-- Start EXCERPTED RECORDS --

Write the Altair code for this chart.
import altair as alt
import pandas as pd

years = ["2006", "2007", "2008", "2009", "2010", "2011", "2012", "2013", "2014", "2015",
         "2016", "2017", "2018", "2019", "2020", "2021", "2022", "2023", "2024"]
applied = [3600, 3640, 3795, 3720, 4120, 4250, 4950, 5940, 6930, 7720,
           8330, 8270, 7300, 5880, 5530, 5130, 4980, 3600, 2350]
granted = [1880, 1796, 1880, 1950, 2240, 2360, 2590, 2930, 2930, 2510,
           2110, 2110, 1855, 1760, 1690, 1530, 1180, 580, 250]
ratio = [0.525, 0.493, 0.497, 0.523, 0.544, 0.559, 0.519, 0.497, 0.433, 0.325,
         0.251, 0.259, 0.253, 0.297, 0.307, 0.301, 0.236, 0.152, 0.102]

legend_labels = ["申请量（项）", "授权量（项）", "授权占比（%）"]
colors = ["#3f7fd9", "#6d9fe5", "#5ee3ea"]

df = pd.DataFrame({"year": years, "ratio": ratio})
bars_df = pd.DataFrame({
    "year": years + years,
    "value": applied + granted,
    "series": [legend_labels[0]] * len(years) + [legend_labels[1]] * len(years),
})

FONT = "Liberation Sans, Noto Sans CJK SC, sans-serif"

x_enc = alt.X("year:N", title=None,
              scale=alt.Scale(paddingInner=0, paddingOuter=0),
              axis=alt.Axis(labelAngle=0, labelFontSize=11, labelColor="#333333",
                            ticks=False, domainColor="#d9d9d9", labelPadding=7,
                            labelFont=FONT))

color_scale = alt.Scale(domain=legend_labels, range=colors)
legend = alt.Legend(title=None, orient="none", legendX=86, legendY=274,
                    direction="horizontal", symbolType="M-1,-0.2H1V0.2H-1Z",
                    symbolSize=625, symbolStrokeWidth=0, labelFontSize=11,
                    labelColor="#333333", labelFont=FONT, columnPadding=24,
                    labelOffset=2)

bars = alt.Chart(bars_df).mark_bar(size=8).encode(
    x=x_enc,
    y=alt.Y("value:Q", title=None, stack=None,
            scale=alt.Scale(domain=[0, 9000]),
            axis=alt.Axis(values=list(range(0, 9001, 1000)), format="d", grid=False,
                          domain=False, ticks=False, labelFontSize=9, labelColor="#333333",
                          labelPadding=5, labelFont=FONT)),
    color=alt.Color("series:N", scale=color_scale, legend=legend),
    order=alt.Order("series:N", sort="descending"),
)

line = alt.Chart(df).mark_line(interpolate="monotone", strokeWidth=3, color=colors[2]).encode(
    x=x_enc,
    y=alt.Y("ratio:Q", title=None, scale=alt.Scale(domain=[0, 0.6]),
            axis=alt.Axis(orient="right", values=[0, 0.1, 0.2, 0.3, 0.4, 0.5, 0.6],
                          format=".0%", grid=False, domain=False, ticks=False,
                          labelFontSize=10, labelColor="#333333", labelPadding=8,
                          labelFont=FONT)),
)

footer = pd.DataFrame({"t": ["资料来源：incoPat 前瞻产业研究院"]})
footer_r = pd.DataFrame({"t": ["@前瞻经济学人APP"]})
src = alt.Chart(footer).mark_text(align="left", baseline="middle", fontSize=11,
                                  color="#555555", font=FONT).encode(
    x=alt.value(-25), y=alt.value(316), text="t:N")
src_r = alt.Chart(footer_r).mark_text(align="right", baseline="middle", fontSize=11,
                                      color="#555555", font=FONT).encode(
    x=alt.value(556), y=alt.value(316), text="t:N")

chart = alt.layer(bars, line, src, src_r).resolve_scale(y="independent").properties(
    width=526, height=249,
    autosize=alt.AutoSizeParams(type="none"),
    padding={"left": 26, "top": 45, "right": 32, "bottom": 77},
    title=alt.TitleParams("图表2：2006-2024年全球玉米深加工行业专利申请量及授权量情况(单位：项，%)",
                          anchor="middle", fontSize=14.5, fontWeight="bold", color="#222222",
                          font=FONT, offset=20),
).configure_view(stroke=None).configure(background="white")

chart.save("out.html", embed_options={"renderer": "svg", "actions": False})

-- End EXCERPTED RECORDS --
-- Start EXCERPTED RECORDS --

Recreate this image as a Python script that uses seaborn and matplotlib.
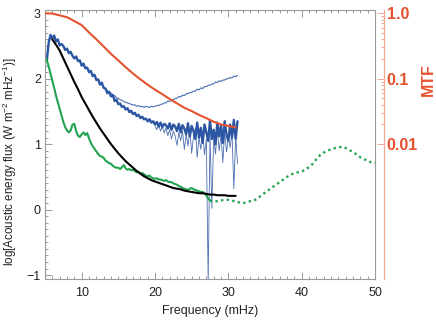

-- End EXCERPTED RECORDS --

**WHAT YOU HAVE TO DO:**
Reproduce, exactly as written, the stretch of lines whose first line is the one with "Write the Altair code for this chart." and whose last line is the one with "import pandas as pd".

**EXPECTED OUTPUT:**
Write the Altair code for this chart.
import altair as alt
import pandas as pd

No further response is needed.